Jason Van Dyke's pistol, used in the killing of Laquan McDonald, is shown during the trial in Chicago

In the United States, the reporting of deaths from police shootings is voluntary.Credit: Antonio Perez/Chicago Tribune/Getty

On an August afternoon this year in the Nicetown neighbourhood of Philadelphia, Pennsylvania, city police engaged in a horrific gun battle with a 36-year-old man. He had an extensive criminal history and copious ammunition. Six officers were shot and wounded in an ordeal lasting more than seven hours. Miraculously, not a single life was lost, and the man was taken into custody shortly after midnight.

That no one was killed was a testament to the bravery and patience of law-enforcement officers whose daily work involves huge risks. In 2018, 51 police officers in the United States were shot and killed in the line of duty; 4 were killed by other means; and another 51 died in accidents. The FBI keeps detailed data on officer deaths, as do a handful of other organizations interested in memorializing and recognizing their fallen colleagues.

But, in contrast to police officer deaths, getting clear data on the number of civilians killed by police has been much more difficult, as Nature found while investigating data sources on police violence in the United States for a news feature published this week.

Some of the country’s 18,000 police departments maintain detailed records. But nationwide, the coverage by official agencies has been dismal. In the past five years, a handful of news organizations and individuals have begun to fill in the gaps by collecting all available public records on killings by police in the United States.

The counts they’ve provided are surprising: more than 1,000 people die each year at the hands of the police. This number greatly exceeds annual deaths attributable to law enforcement in other wealthy nations. In the United States, moreover, people from ethnic minority groups are killed at a higher rate than white people. A study released this year suggests that the risk of death from a police encounter for a black man is 2.5 times that for a white man (F. Edwards et al. Proc. Natl Acad. Sci.
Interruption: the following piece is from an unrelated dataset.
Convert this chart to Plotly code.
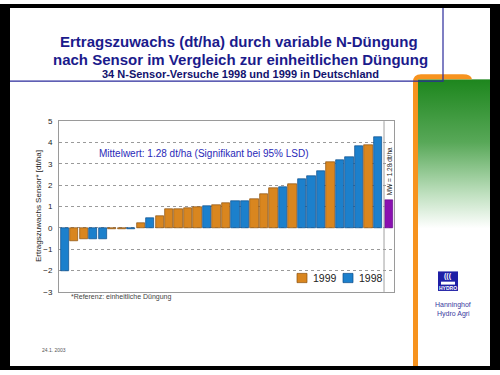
import base64
import plotly.graph_objects as go

# ---------------- data ----------------
values = [-2.02, -0.60, -0.55, -0.54, -0.53, -0.08, -0.08, -0.08, 0.20, 0.46,
          0.55, 0.87, 0.87, 0.92, 0.97, 1.01, 1.07, 1.17, 1.24, 1.24,
          1.33, 1.58, 1.84, 1.93, 2.04, 2.27, 2.41, 2.68, 3.08, 3.19,
          3.31, 3.83, 3.88, 4.23]
years = [1998, 1999, 1999, 1998, 1998, 1999, 1999, 1998, 1999, 1998,
         1999, 1999, 1999, 1999, 1999, 1998, 1999, 1999, 1998, 1998,
         1999, 1999, 1999, 1998, 1999, 1998, 1998, 1998, 1999, 1998,
         1998, 1998, 1999, 1998]
mean_value = 1.28
legend_years = [1999, 1998]
y_ticks = [-3, -2, -1, 0, 1, 2, 3, 4, 5]

W, H = 500, 375
def px(x): return x / W
def py(y): return 1 - y / H

FONT = "Liberation Sans, Arial, sans-serif"
ORANGE, ORANGE_LINE = "#d9861f", "#8a5010"
BLUE, BLUE_LINE = "#1c80cc", "#0a4a88"
PURPLE = "#8a10b0"
colors = {1999: (ORANGE, ORANGE_LINE), 1998: (BLUE, BLUE_LINE)}

n = len(values)
fig = go.Figure()
for yr in legend_years:
    xs = [i for i in range(n) if years[i] == yr]
    fig.add_trace(go.Bar(
        x=xs, y=[values[i] for i in xs], name=str(yr), width=0.875,
        marker=dict(color=colors[yr][0], line=dict(color=colors[yr][1], width=0.7)),
        showlegend=False))
mw_x = n + 0.15
fig.add_trace(go.Bar(x=[mw_x], y=[mean_value], width=0.82, showlegend=False,
                     marker=dict(color=PURPLE, line=dict(color="#5a0080", width=0.6))))

shapes = []
# black slide border
for (x0, y0, x1, y1) in [(0, 0, 500, 4), (0, 0, 10, 375), (490, 0, 500, 375), (0, 371, 500, 375)]:
    shapes.append(dict(type="rect", xref="paper", yref="paper", x0=px(x0), x1=px(x1),
                       y0=py(y1), y1=py(y0), fillcolor="black", line=dict(width=0), layer="below"))
# orange frame (L shape with rounded corners)
path = (f"M {px(413)},{py(371)} L {px(413)},{py(80)} Q {px(413)},{py(72)} {px(421)},{py(72)} "
        f"L {px(463)},{py(72)} Q {px(471)},{py(72)} {px(472)},{py(77)} L {px(418)},{py(77)} "
        f"L {px(418)},{py(371)} Z")
shapes.append(dict(type="path", xref="paper", yref="paper", path=path,
                   fillcolor="#f7931e", line=dict(width=0), layer="below"))
# blue title line
shapes.append(dict(type="path", xref="paper", yref="paper",
                   path=f"M {px(10)},{py(79)} L {px(443)},{py(79)} L {px(443)},{py(4)}",
                   line=dict(color="#2b2b9c", width=1.2)))
# separator in chart for mean bar
shapes.append(dict(type="line", xref="x", yref="y domain", x0=n - 0.37, x1=n - 0.37,
                   y0=0, y1=1, line=dict(color="#a0a0a0", width=1)))
# legend swatches
for (x0, col, lc) in [(297, ORANGE, ORANGE_LINE), (343, BLUE, BLUE_LINE)]:
    shapes.append(dict(type="rect", xref="paper", yref="paper", x0=px(x0), x1=px(x0 + 10),
                       y0=py(285.5), y1=py(276), fillcolor=col, line=dict(color=lc, width=0.7)))
# HYDRO logo
shapes.append(dict(type="rect", xref="paper", yref="paper", x0=px(438), x1=px(458),
                   y0=py(294), y1=py(274), fillcolor="#1f1fa6", line=dict(width=0)))
shapes.append(dict(type="rect", xref="paper", yref="paper", x0=px(441), x1=px(455),
                   y0=py(287.5), y1=py(284.5), fillcolor="white", line=dict(width=0)))

# green gradient panel as svg image
svg = ('<svg xmlns="http://www.w3.org/2000/svg" width="72" height="294" viewBox="0 0 72 294">'
       '<defs><linearGradient id="g" x1="0" y1="0" x2="0" y2="1">'
       '<stop offset="0" stop-color="#1d861d"/><stop offset="0.22" stop-color="#58a858"/>'
       '<stop offset="0.40" stop-color="#bfe0bf"/><stop offset="0.52" stop-color="#ffffff"/>'
       '<stop offset="1" stop-color="#ffffff"/></linearGradient></defs>'
       '<rect width="72" height="294" fill="url(#g)"/></svg>')
src = "data:image/svg+xml;base64," + base64.b64encode(svg.encode()).decode()
images = [dict(source=src, xref="paper", yref="paper", x=px(418), y=py(77),
               sizex=px(490) - px(418), sizey=294 / H, sizing="stretch",
               xanchor="left", yanchor="top", layer="below")]

NAVY = "#1b1b8c"
ann = [
    dict(text="<b>Ertragszuwachs (dt/ha) durch variable N-Düngung</b>", x=px(239), y=py(38),
         font=dict(size=15, color=NAVY)),
    dict(text="<b>nach Sensor im Vergleich zur einheitlichen Düngung</b>", x=px(240), y=py(57),
         font=dict(size=15, color=NAVY)),
    dict(text="<b>34 N-Sensor-Versuche 1998 und 1999 in Deutschland</b>", x=px(240), y=py(72),
         font=dict(size=11, color="#12126e")),
    dict(text="Mittelwert: 1.28 dt/ha (Signifikant bei 95% LSD)", x=px(204), y=py(153),
         font=dict(size=10, color="#2a2ab8")),
    dict(text="Ertragszuwachs Sensor* [dt/ha]", x=px(38), y=py(207), textangle=-90,
         font=dict(size=8, color="#222")),
    dict(text="*Referenz: einheitliche Düngung", x=px(69), y=py(300), xanchor="left",
         font=dict(size=7, color="#444")),
    dict(text="1999", x=px(311), y=py(281), xanchor="left", font=dict(size=10.5, color="#222")),
    dict(text="1998", x=px(357), y=py(281), xanchor="left", font=dict(size=10.5, color="#222")),
    dict(text="Hanninghof", x=px(453), y=py(308), font=dict(size=7, color="#3a3aa0")),
    dict(text="Hydro Agri", x=px(453), y=py(318), font=dict(size=7, color="#3a3aa0")),
    dict(text="<b>(((</b>", x=px(448), y=py(279), font=dict(size=7, color="white")),
    dict(text="<b>HYDRO</b>", x=px(448), y=py(291), font=dict(size=5, color="white")),
    dict(text="24.1. 2003", x=px(40), y=py(354), xanchor="left", font=dict(size=5, color="#555")),
]
for a in ann:
    a.setdefault("xref", "paper"); a.setdefault("yref", "paper")
    a.setdefault("showarrow", False)
    a.setdefault("xanchor", "center"); a.setdefault("yanchor", "middle")
ann.append(dict(text="MW = 1.28 dt/ha", x=mw_x, y=2.65, xref="x", yref="y", textangle=-90,
                showarrow=False, font=dict(size=6.5, color="#222")))

fig.update_layout(
    width=W, height=H, margin=dict(l=0, r=0, t=0, b=0),
    paper_bgcolor="white", plot_bgcolor="white",
    font=dict(family=FONT),
    barmode="overlay", bargap=0,
    shapes=shapes, images=images, annotations=ann,
    xaxis=dict(domain=[px(59), px(394)], range=[-0.6, n + 0.68], showticklabels=False,
               showgrid=False, zeroline=False, showline=True, mirror=True,
               linecolor="#9a9a9a", linewidth=1, ticks=""),
    yaxis=dict(domain=[py(295), py(120)], range=[-3, 5], tickvals=y_ticks,
               showgrid=True, gridcolor="#9a9a9a", griddash="dot", gridwidth=1,
               zeroline=False, showline=True, mirror=True, linecolor="#9a9a9a",
               linewidth=1, ticks="", ticklabelstandoff=4,
               tickfont=dict(size=8, color="#222")),
)
fig.write_html("out.html", config={"displayModeBar": False},
               post_script="document.body.style.margin='0';document.body.style.overflow='hidden';")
USA. 116, 16793–16798; 2019).

That study and others like it are based on incomplete and unofficial figures patched together from many sources. They may be missing data, and certainly don’t have clear and comparable details surrounding each deadly encounter. That, however, could change. In a long-awaited move, the FBI began this year to collect data on police shootings systematically to enhance the transparency of law enforcement at a national level. But this effort falls short: the agency does not require local police departments to report their figures. Data recording is voluntary, when it should be mandatory.

More robust research on policing practice could help to determine why some cities with similar crime rates and population demographics have vastly different numbers of civilians and officers killed. Research could also reveal what kinds of intervention are effective, for example, whether the use of body cameras by police officers reduces deaths; and why people from ethnic minority groups are being disproportionately killed. But for now, the necessary data sources are not being accessed.

One solution is to make federal grants to local agencies contingent upon compliance with more comprehensive data reporting. But mandating compliance is politically fraught. Data collection needs to be properly resourced — although law-enforcement agencies will contend that, if additional funding can be found, it should be used to fund actual police work and not what used to be called pen-pushing. Moreover, agencies are concerned that full reporting could open their departments to unwarranted criticism.

Such arguments, however, do not hold. Effective policing depends on trust between officers and the communities they serve. Transparency is key to law-enforcement organizations building, or regaining, that trust — and, in particular, the trust of minority communities. Earning trust is more likely if officers are completely open about when, where, how and why they use deadly force — and when, despite all odds, they are able to escape fraught encounters without incurring fatalities, as they did in Philadelphia last month.